Selling, general and administrative expenses. Selling, general and administrative expenses were $5.3 million for the year ended December 31, 2008. Excluding the selling, general and administrative expenses associated with the acquisitions or sales of Regional, the Oklahoma Assets and/or the LPG Transportation business, the remaining selling, general and administrative expenses were associated with corporate related activities. These selling, general and administrative costs were $3.6 million during the year ended December 31, 2008 compared with $4.0 million during the year ended December 31, 2007. These costs were comprised of indirect selling, general and administrative expenses directly incurred by Rio Vista or allocated by Penn Octane to Rio Vista in accordance with the Omnibus Agreement. The costs consisted of salary related costs, legal, accounting and other professional fees, and other corporate related costs, including insurance, taxes other than income, and public company expenses.

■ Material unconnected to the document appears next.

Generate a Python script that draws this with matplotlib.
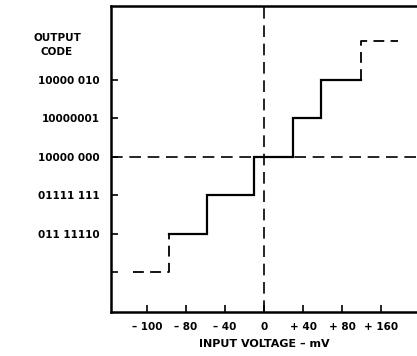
import matplotlib
matplotlib.use("Agg")
from matplotlib import pyplot as plt

plt.rcParams['font.family'] = ['DejaVu Sans']

# tick positions (axis is not to scale, so ticks are evenly spaced slots)
x_ticks = [-3, -2, -1, 0, 1, 2, 3]
x_labels = ["\u2013 100", "\u2013 80", "\u2013 40", "0", "+ 40", "+ 80", "+ 160"]
y_ticks = [2, 1, 0, -1, -2, -3]
y_labels = ["10000 010", "10000001", "10000 000", "01111 111", "011 11110", ""]

# transfer function: solid steps in the middle, dashed ends
solid_x = [-2.44, -1.46, -1.46, -0.26, -0.26, 0.74, 0.74, 1.46, 1.46, 2.49]
solid_y = [-2, -2, -1, -1, 0, 0, 1, 1, 2, 2]
low_x = [-3.36, -2.44, -2.44]
low_y = [-3, -3, -2]
high_x = [2.49, 2.49, 3.44]
high_y = [2, 3, 3]

fig = plt.figure(figsize=(4.17, 3.56), dpi=100)
ax = fig.add_axes([0.266, 0.1236, 0.734, 0.8596])

ax.plot(solid_x, solid_y, color="black", lw=1.6, solid_joinstyle="miter")
ax.plot(low_x, low_y, color="black", lw=1.3, dashes=(6, 3.5))
ax.plot(high_x, high_y, color="black", lw=1.3, dashes=(6, 3.5))

ax.axhline(0, color="black", lw=1.2, dashes=(7, 4))
ax.axvline(0, color="black", lw=1.2, dashes=(7, 4))

ax.set_xlim(-3.92, 3.92)
ax.set_ylim(-4.03, 3.92)

ax.spines["right"].set_visible(False)
for s in ["left", "bottom", "top"]:
    ax.spines[s].set_linewidth(1.8)

ax.set_xticks(x_ticks)
ax.set_xticklabels(x_labels, fontsize=7.5, fontweight="bold")
ax.set_yticks(y_ticks)
ax.set_yticklabels(y_labels, fontsize=7.5, fontweight="bold")
ax.tick_params(axis="both", direction="in", length=5, width=1.2)
ax.tick_params(axis="y", pad=8)
ax.tick_params(axis="x", pad=7)

ax.set_xlabel("INPUT VOLTAGE \u2013 mV", fontsize=8, fontweight="bold", labelpad=5)
fig.text(57 / 417, 1 - 45 / 356, "OUTPUT\nCODE", ha="center", va="center",
         fontsize=7.5, fontweight="bold", linespacing=1.6)

fig.savefig("out.png", dpi=100)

Salary related costs allocated by Penn Octane were based on the percentage of time spent by those employees (including executive officers) in performing Rio Vista related matters compared with the overall time spent working by those employees.

Audit Opinion Going Concern Qualification

The independent auditor’s opinion included in Rio Vista’s financial statements for the year ended December 31, 2008 included in its Form 10-K filed on April 14, 2009 with the Securities and Exchange Commission (“SEC”) contained a “going concern” qualification. The qualification states that “conditions exist which raise substantial doubt about Rio Vista’s ability to continue as a going concern.” Factors contributing to the inclusion of the qualification include: 1) concern over Rio Vista’s ability to generate sufficient cash flow in the future to pay its expenses and its current debt obligations as they become due and 2) Rio Vista’s dependence on Penn Octane Corporation, the parent of Rio Vista’s general partner, to continue as a going concern. For further information, please refer to Rio Vista’s Form 10-K filed with the SEC on April 14, 2009 (SEC file number 000-50394).